Thanks again for the help!

@benjaminyellen, @jmotschman

[eric-czech]

Hey Ben,

Some thoughts on those:

1. Should be straightforward enough to surface those (they're already in the data but I'll make it a point to add them in the app)

2. Makes sense -- I think the biggest question from here is how those images are captured. Can they be stored as a single tif file with the brightfield and fluorescent channels or will it be one brightfield image and one or more fluorescent images (possibly with slight spatial shifts)? The former is certainly easier on my side of things, and easier to keep organized too, but I can imagine that might be tougher on the scope automation side.
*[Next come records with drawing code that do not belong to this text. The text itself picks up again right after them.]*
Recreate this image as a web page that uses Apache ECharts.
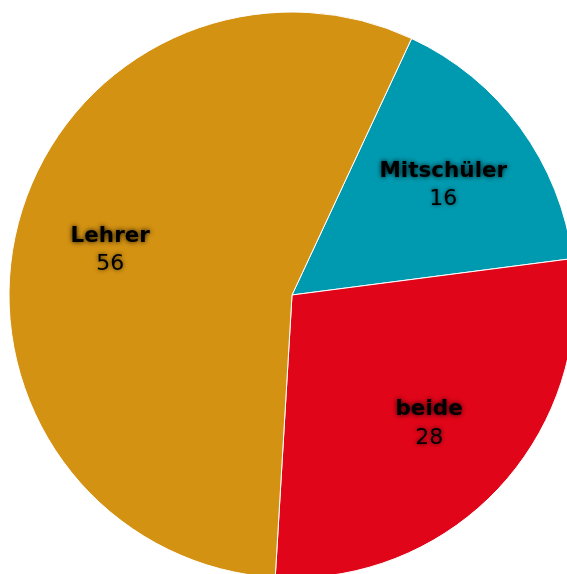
<!DOCTYPE html>
<html>
<head>
<meta charset="utf-8">
<script src="https://cdn.jsdelivr.net/npm/echarts@6/dist/echarts.min.js"></script>
<style>
  html, body { margin: 0; padding: 0; background: #fff; }
  #chart { width: 567px; height: 574px; }
</style>
</head>
<body>
<div id="chart"></div>
<script>
  var categories = ['Mitschüler', 'beide', 'Lehrer'];
  var values = [16, 28, 56];
  var colorList = ['#009AB0', '#E10519', '#D49212'];

  var pieData = [];
  for (var i = 0; i < categories.length; i++) {
    pieData.push({ name: categories[i], value: values[i] });
  }

  var chart = echarts.init(document.getElementById('chart'));
  chart.setOption({
    backgroundColor: '#fff',
    animation: false,
    series: [{
      type: 'pie',
      radius: [0, 283],
      center: [292, 295],
      startAngle: 65,
      clockwise: true,
      color: colorList,
      label: { show: false },
      labelLine: { show: false },
      itemStyle: { borderColor: '#fff', borderWidth: 1 },
      data: pieData
    }, {
      // transparent ring only used to place labels further out
      type: 'pie',
      radius: [86, 283],
      center: [292, 296],
      startAngle: 65,
      clockwise: true,
      silent: true,
      itemStyle: { color: 'rgba(0,0,0,0)', borderWidth: 0 },
      labelLine: { show: false },
      label: {
        show: true,
        position: 'inside',
        formatter: '{n|{b}}\n{v|{c}}',
        rich: {
          n: {
            fontFamily: 'DejaVu Sans',
            fontSize: 21.5,
            fontWeight: 'bold',
            color: '#000',
            lineHeight: 28,
            textShadowColor: 'rgba(0,0,0,0.9)',
            textShadowBlur: 5
          },
          v: {
            fontFamily: 'DejaVu Sans',
            fontSize: 22,
            color: '#000',
            lineHeight: 28,
            textShadowColor: 'rgba(0,0,0,0.7)',
            textShadowBlur: 4
          }
        }
      },
      data: pieData
    }]
  });
</script>
</body>
</html>
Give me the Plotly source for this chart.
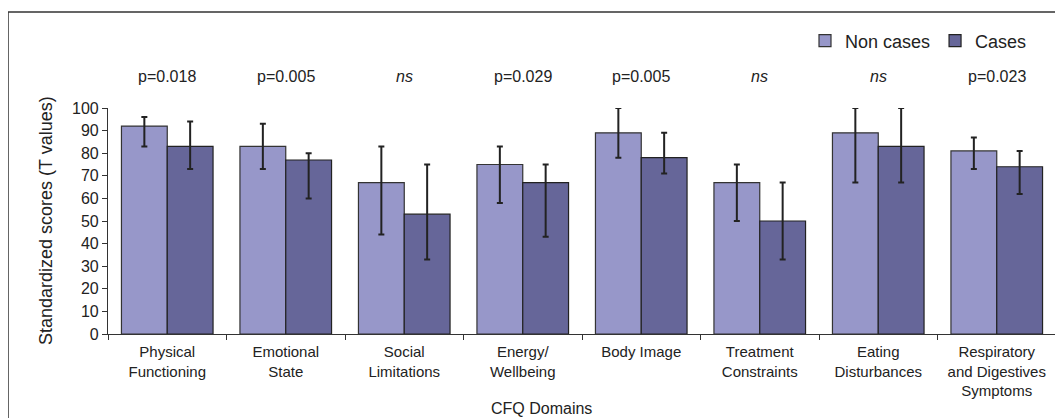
import plotly.graph_objects as go

categories = ["Physical<br>Functioning", "Emotional<br>State", "Social<br>Limitations",
              "Energy/<br>Wellbeing", "Body Image", "Treatment<br>Constraints",
              "Eating<br>Disturbances", "Respiratory<br>and Digestives<br>Symptoms"]
p_labels = ["p=0.018", "p=0.005", "<i>ns</i>", "p=0.029", "p=0.005", "<i>ns</i>", "<i>ns</i>", "p=0.023"]

non_cases = [92, 83, 67, 75, 89, 67, 89, 81]
non_cases_hi = [96, 93, 83, 83, 100, 75, 100, 87]
non_cases_lo = [83, 73, 44, 58, 78, 50, 67, 73]

cases = [83, 77, 53, 67, 78, 50, 83, 74]
cases_hi = [94, 80, 75, 75, 89, 67, 100, 81]
cases_lo = [73, 60, 33, 43, 71, 33, 67, 62]

FONT = "Liberation Sans, Arial, sans-serif"
OFF = 8  # page body margin
# target screen positions
SL, SR, ST, SB = 108, 1056, 108, 334
W, H = 1063 - OFF, 418 - OFF
L, T = SL - OFF, ST - OFF
R = W - (SR - OFF)
B = H - (SB - OFF)
pw, ph = SR - SL, SB - ST


def px_x(p):
    return (p - SL) / pw


def px_y(p):
    return (SB - p) / ph


def err(vals, hi, lo):
    return dict(type="data", symmetric=False,
                array=[h - v for v, h in zip(vals, hi)],
                arrayminus=[v - l for v, l in zip(vals, lo)],
                color="#222222", thickness=2, width=3)


fig = go.Figure()
fig.add_trace(go.Bar(name="Non cases", x=categories, y=non_cases,
                     marker=dict(color="#9797C9", line=dict(color="#333333", width=1.2)),
                     error_y=err(non_cases, non_cases_hi, non_cases_lo), cliponaxis=False))
fig.add_trace(go.Bar(name="Cases", x=categories, y=cases,
                     marker=dict(color="#666699", line=dict(color="#222222", width=1.2)),
                     error_y=err(cases, cases_hi, cases_lo), cliponaxis=False))

for c, p in zip(categories, p_labels):
    fig.add_annotation(x=c, y=px_y(77), xref="x", yref="paper", text=p, showarrow=False,
                       font=dict(size=16, color="#222222", family=FONT), yanchor="middle")

fig.add_annotation(x=px_x(46), y=px_y(221), xref="paper", yref="paper",
                   text="Standardized scores (T values)", textangle=-90, showarrow=False,
                   font=dict(size=18, color="#222222", family=FONT),
                   xanchor="center", yanchor="middle")
fig.add_annotation(x=px_x(541), y=px_y(408), xref="paper", yref="paper", text="CFQ Domains",
                   showarrow=False, font=dict(size=16, color="#222222", family=FONT),
                   xanchor="center", yanchor="middle")

fig.add_shape(type="rect", xref="paper", yref="paper",
              x0=px_x(8), x1=px_x(1080), y0=px_y(440), y1=px_y(12),
              line=dict(color="#333333", width=1.5))

fig.update_layout(
    width=W, height=H, margin=dict(l=L, r=R, t=T, b=B, autoexpand=False),
    plot_bgcolor="white", paper_bgcolor="white",
    barmode="group", bargap=0.227, bargroupgap=0,
    font=dict(family=FONT, color="#222222", size=14),
    showlegend=True,
    legend=dict(orientation="h", x=px_x(1032), xanchor="right", y=px_y(41), yanchor="middle",
                font=dict(size=18, family=FONT, color="#222222"), bgcolor="rgba(0,0,0,0)",
                itemwidth=30, tracegroupgap=0),
)
fig.update_xaxes(showline=True, linecolor="#333333", linewidth=1.2, ticks="outside",
                 tickson="boundaries", ticklen=5, tickcolor="#333333",
                 ticklabelstandoff=4,
                 tickfont=dict(size=15, family=FONT, color="#222222"), showgrid=False)
fig.update_yaxes(range=[0, 100], showline=True, linecolor="#333333", linewidth=1.2,
                 ticks="outside", ticklen=5, tickcolor="#333333", dtick=10, tick0=0,
                 tickfont=dict(size=16, family=FONT, color="#222222"), showgrid=False,
                 zeroline=False)

fig.write_html("out.html")
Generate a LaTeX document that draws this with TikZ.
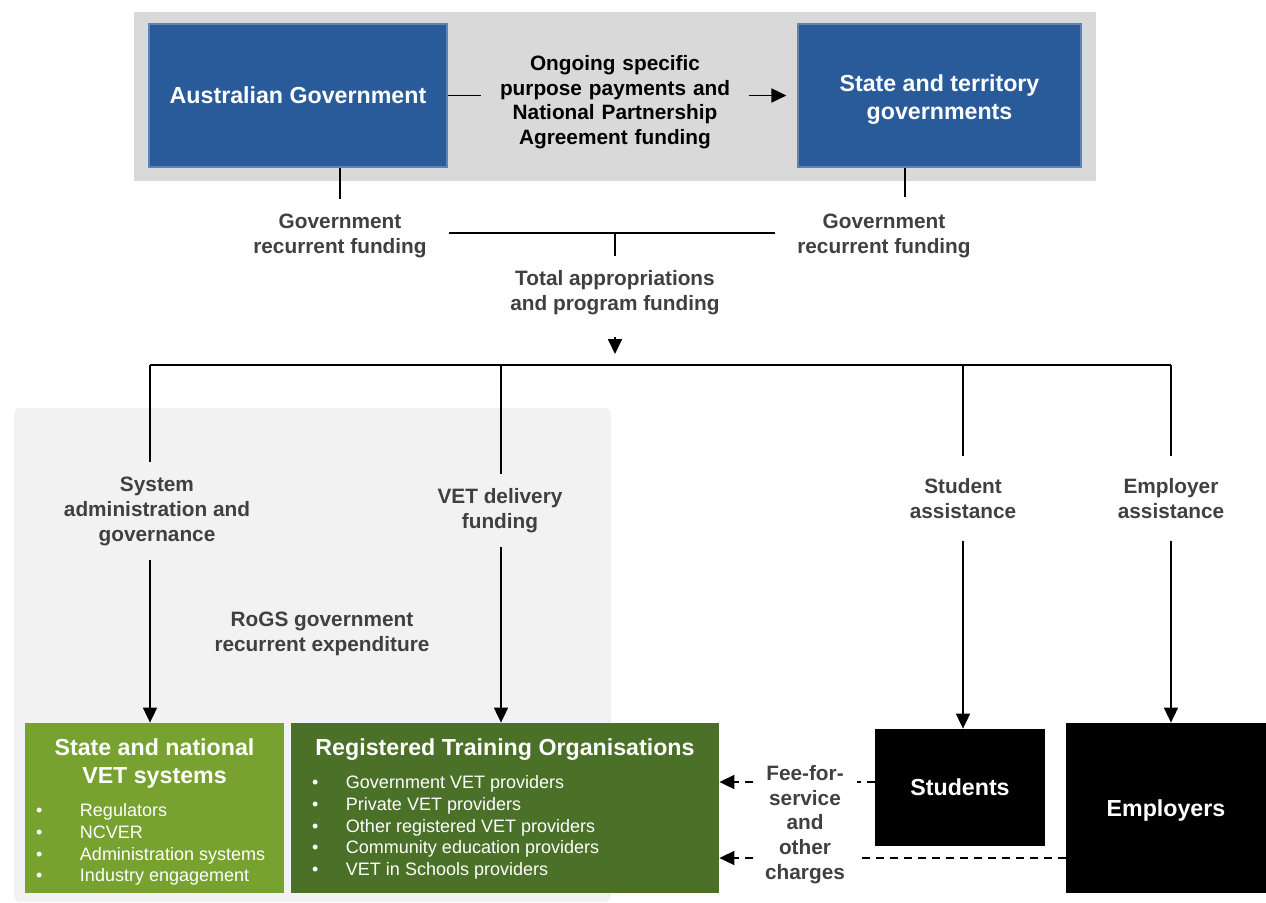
\documentclass[tikz,border=0pt]{standalone}
\usepackage{fontspec}
\setmainfont{Liberation Sans}
\usetikzlibrary{arrows.meta,positioning}
\definecolor{govblue}{RGB}{41,91,154}
\definecolor{bandgrey}{RGB}{217,217,217}
\definecolor{panelgrey}{RGB}{242,242,242}
\definecolor{vetgreen}{RGB}{119,162,48}
\definecolor{rtogreen}{RGB}{75,112,40}
\definecolor{labelgrey}{RGB}{64,64,64}

\begin{document}
\begin{tikzpicture}[
      x=0.5pt, y=-0.5pt,
      every node/.style={font=\bfseries\fontsize{10.4}{12.5}\selectfont, align=center, text=labelgrey},
      govbox/.style={fill=govblue, draw=govblue!75!white, line width=0.6pt, text=white, inner sep=0pt, minimum height=71.5pt, font=\bfseries\fontsize{11.6}{14}\selectfont},
      blackbox/.style={fill=black, text=white, inner sep=0pt, font=\bfseries\fontsize{11.6}{14}\selectfont},
      greenbox/.style={inner sep=0pt, minimum height=85pt},
      boxtitle/.style={text=white, inner sep=0pt, font=\bfseries\fontsize{11.6}{14}\selectfont},
      boxlist/.style={text=white, inner sep=0pt, align=left, font=\fontsize{9}{10.9}\selectfont},
      flowlabel/.style={inner ysep=7pt},
      line/.style={line width=0.9pt},
      bar/.style={line width=1.3pt},
      arrow/.style={line width=0.9pt, -{Triangle[length=7.5pt,width=7pt]}},
      dashline/.style={line width=0.9pt, dash pattern=on 4pt off 3pt},
      dasharrow/.style={dashline, -{Triangle[length=7.5pt,width=7pt]}}
  ]
    \useasboundingbox (0,0) rectangle (1266,902);

    % backgrounds
    \fill[bandgrey] (134,12) rectangle (1096,181);
    \fill[panelgrey, rounded corners=3pt] (14,408) rectangle (611,902);

    % governments
    \node[govbox, minimum width=149pt] (ausgov) at (298,95.5) {Australian Government};
    \node[govbox, minimum width=141.5pt] (stategov) at (939.5,95.5) {\rule{0pt}{12.5pt}State and territory\\governments};
    \node[text=black, text width=124pt, inner xsep=5pt, font=\bfseries\fontsize{10.4}{12.3}\selectfont] (ongoing) at (615,102)
      {Ongoing specific\\purpose payments and\\National Partnership\\Agreement funding};
    \draw[line] (ausgov.east) -- (ausgov.east -| ongoing.west);
    \draw[arrow, shorten >=5.5pt] (stategov.west -| ongoing.east) -- (stategov.west);

    % recurrent funding
    \node[flowlabel, inner xsep=11pt] (grfL) at (340,235.5) {Government\\recurrent funding};
    \node[flowlabel, inner xsep=11pt] (grfR) at (884,235.5) {Government\\recurrent funding};
    \coordinate (grfRtop) at (905,197);
    \coordinate (split) at (615,233);
    \draw[line] (grfL.north |- ausgov.south) -- (grfL.north);
    \draw[line] (grfRtop |- stategov.south) -- (grfRtop);
    \draw[bar] (grfL.east |- split) -- (grfR.west |- split);
    \node[flowlabel] (total) at (615,292.5) {Total appropriations\\and program funding};
    \draw[line] (split) -- (total.north);

    % distribution bus
    \coordinate (bus) at (615,365);
    \coordinate (c1) at (150,365);
    \coordinate (c2) at (501,365);
    \coordinate (c3) at (963,365);
    \coordinate (c4) at (1171,365);
    \draw[arrow, shorten <=4pt, shorten >=5.5pt] (total.south) -- (bus);
    \draw[bar] (c1) -- (c4);

    \node[flowlabel] (sysadmin) at (157,511) {System\\administration and\\governance};
    \node[flowlabel] (vetdel) at (500,510.5) {VET delivery\\funding};
    \node[flowlabel, inner ysep=11pt] (studassist) at (963,498.5) {Student\\assistance};
    \node[flowlabel, inner ysep=11pt] (empassist) at (1171,498.5) {Employer\\assistance};
    \node (rogs) at (322,634) {RoGS government\\recurrent expenditure};

    % receiving boxes
    \node[greenbox, fill=vetgreen, minimum width=129.5pt] (statevet) at (154.5,808) {};
    \node[boxtitle, below=8pt of statevet.north] (svtitle) {State and national\\VET systems};
    \coordinate (svcorner) at (svtitle.south -| statevet.west);
    \node[boxlist, below right=7pt and 5.5pt of svcorner] (svlist)
      {\makebox[22pt][l]{\textbullet}Regulators\\
       \makebox[22pt][l]{\textbullet}NCVER\\
       \makebox[22pt][l]{\textbullet}Administration systems\\
       \makebox[22pt][l]{\textbullet}Industry engagement};

    \node[greenbox, fill=rtogreen, minimum width=214pt] (rto) at (505,808) {};
    \node[boxtitle, below=8pt of rto.north] (rtotitle) {Registered Training Organisations};
    \coordinate (rtocorner) at (rtotitle.south -| rto.west);
    \node[boxlist, below right=7pt and 10.5pt of rtocorner] (rtolist)
      {\makebox[17pt][l]{\textbullet}Government VET providers\\
       \makebox[17pt][l]{\textbullet}Private VET providers\\
       \makebox[17pt][l]{\textbullet}Other registered VET providers\\
       \makebox[17pt][l]{\textbullet}Community education providers\\
       \makebox[17pt][l]{\textbullet}VET in Schools providers};

    \node[blackbox, minimum width=85pt, minimum height=58.5pt] (students) at (960,787.5) {Students};
    \node[blackbox, minimum width=100pt, minimum height=85pt] (employers) at (1166,808) {\rule{0pt}{11pt}Employers};

    % drops from the bus
    \draw[line] (c1) -- (c1 |- sysadmin.north);
    \draw[arrow] (c1 |- sysadmin.south) -- (c1 |- statevet.north);
    \draw[line] (c2) -- (c2 |- vetdel.north);
    \draw[arrow] (c2 |- vetdel.south) -- (c2 |- rto.north);
    \draw[line] (c3) -- (c3 |- studassist.north);
    \draw[arrow] (c3 |- studassist.south) -- (c3 |- students.north);
    \draw[line] (c4) -- (c4 |- empassist.north);
    \draw[arrow] (c4 |- empassist.south) -- (c4 |- employers.north);

    % fees back to the providers
    \node[inner xsep=6pt, font=\bfseries\fontsize{10.4}{12.4}\selectfont] (fee) at (805,824.5) {Fee-for-\\service\\and\\other\\charges};
    \draw[dashline] ([yshift=2.75pt]students.west) -- ([yshift=2.75pt]students.west -| fee.east);
    \draw[dasharrow] ([yshift=2.75pt]students.west -| fee.west) -- ([yshift=2.75pt]students.west -| rto.east);
    \draw[dashline] ([yshift=-25pt]employers.west) -- ([yshift=-25pt]employers.west -| fee.east);
    \draw[dasharrow] ([yshift=-25pt]employers.west -| fee.west) -- ([yshift=-25pt]employers.west -| rto.east);
  \end{tikzpicture}
\end{document}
I think this is the ideal scenario though, let me know if you disagree:

   • Scope captures all channels at one position at nearly the same time
   • Models are used only to determine cell boundaries from brightfield channel
   • Fluorescent intensities are summed or averaged over the area of a cell (or possibly individual parts of a cell if you ever wanted to get into fluorescent stains for morphology)
   • Cells are classified based on fluorescent intensity after the fact instead of by a learning model

3. I think we'll be able to get rid of the large majority of the misclassifications with heavier augmentation and low amounts of annotation with more diversity. I think the simplest way to get started on that is just to start saving those cases you guys find so we can make sure they end up getting annotated. Even screenshots from the app would work, though I added Add image exporter from app  #44 and will make that a top priority so it's easy to get images at their original size (they might be originals now though -- I'll have to check). As for the cell clump, I think the problem with that is that the model should essentially learn to make cell clump predictions based on the same conv filters it uses for cells (so they're both untrustworthy). Perhaps a good sanity check instead would be a threshold image confined to the chamber in the chip config ... the positive pixels from that should be a good independent estimate of how much area the cells take up (added issue: Add sanity check statistic for cell area segmented #45).

[yellenlab]

Also, before I forget, we are now using two types of alignment marks, so that we can do orientation as well as xy positioning. I'm guessing it might be a little complicated to modify your code to handle these two alignment marks, however if you think it's possible and/or if you recommend a different type of alignment mark to get the orientation correct, then we can easily modify future designs to do that. Let me know if you have any suggestions.

[yellenlab]

Regarding the multi-channel capture issues, currently we take a whole set of brightfield images, followed by a whole set of fluorescent images. We do this because the filter cube is a mechanical component, and we would literally have to switch it 6000 times per experiment, which would rapidly wear it out. However, perhaps there is a simple method, such as if the time elapsed between the BF and GFP image, for example, is less than 30 minutes, then for practical purposes they can be considered as derived from the same image time point. I recognize that this limits us in terms of analyzing fast biological processes, but there is always going to be a tradeoff between large numbers of measurements vs. time of measurement.

[yellenlab]

Also, I agree with your idea of using the brightfield image as the mask, which obviates the need for a training model just for the fluorescent images. This is a great idea.

[eric-czech]

Breaking this out into issues on:

• Fluorescent Image Support
• Multiple Alignment Markers

As far as the original issue goes it looks like there's not much to do then. The code currently uses the first timestamp found for each array since chip identifiers aren't mandatory in the experiment configurations, but that should suffice. I added #53 though to make sure there is eventually some way to see what time zero is for each array as well as all other hourly buckets.